Footage broadcast by L'effet Papillon on the French station Canal+ of Amina Tyler (L) speaking to a French journalist.  By  (Capa TV/AFP)

Footage broadcast by L’effet Papillon on the French station Canal+ of Amina Tyler (L) speaking to a French journalist. By (Capa TV/AFP)






PARIS (AFP) – A Tunisian activist said on French television Saturday that she feared for her life after courting controversy by posting topless pictures of herself online in support of Arab women’s rights last month.

The young woman, who goes by the name of Amina Tyler, provoked the ire of Islamist groups when she posted the pictures of herself online with the words “My body belongs to me” and “F(expletive) your morals” emblazoned across her naked breasts, in feisty homage to the Ukrainian women’s power group Femen.

Shortly after, she disappeared from public view, raising fears that she had suffered reprisals at the hands of extremists and giving rise to a number of rallies around the globe supporting her.

In the interview with Canal Plus television’s special reports show “Effet Papillon” broadcast Saturday, a tired-looking Tyler said she was afraid for her safety in Tunisia.

The young woman said she had received several death threats by telephone and via her Facebook account — phrases like “You will die” and “We will throw acid at your face, things like that”, she said.

“I need to leave Tunisia, I’m afraid for my life and the lives of my family. There are a lot of rumours about what the Salafists want to do to me,” she said.

After the photos appeared, Tyler’s family drove her home, she explained, where her cousin “destroyed her telephone SIM card” and “beat her”.

Later the family moved to a town three hours from Tunis, she said, where she was forced to stay at her home.

Tyler nevertheless said she did not regret baring her breasts and would remain a Femen “until I’m 80 years old”. She added that she wanted to become a journalist and “help the Femen in some way or other”.

But she condemned the burning of an Islamic flag by three feminists in front of Paris’s Great Mosque on Thursday during one of a number of rallies against Islamists held in front of Tunisian embassies and mosques by activists berating a crackdown by Islamists against Arab women.

“I am against” that, she said.

“Everyone is going to think that I encouraged it.

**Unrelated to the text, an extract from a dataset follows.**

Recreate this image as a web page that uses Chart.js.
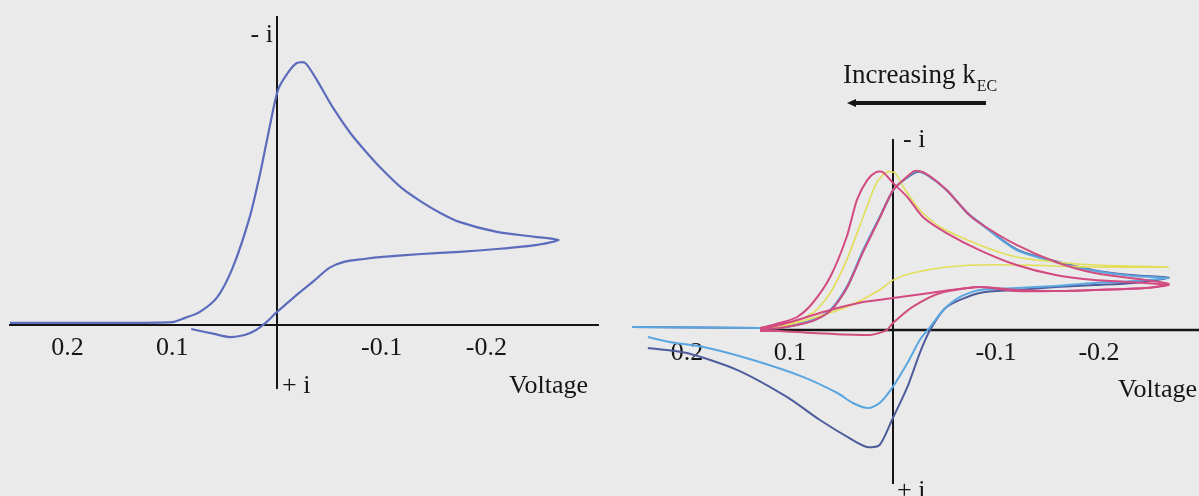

That is unacceptable.”

No official complaint has been lodged against Tyler, according to her lawyer.

But she risks six months in prison for breaching the peace.

The Femen movement has flourished since 2010, with feminists around the world stripping off in protest against issues ranging from homophobia to prostitution and sexism.

Tunisian women are some of the most free in the Arab world but have limited inheritance rights, which women’s groups say have been further abused by the ruling Islamist party Ennahda.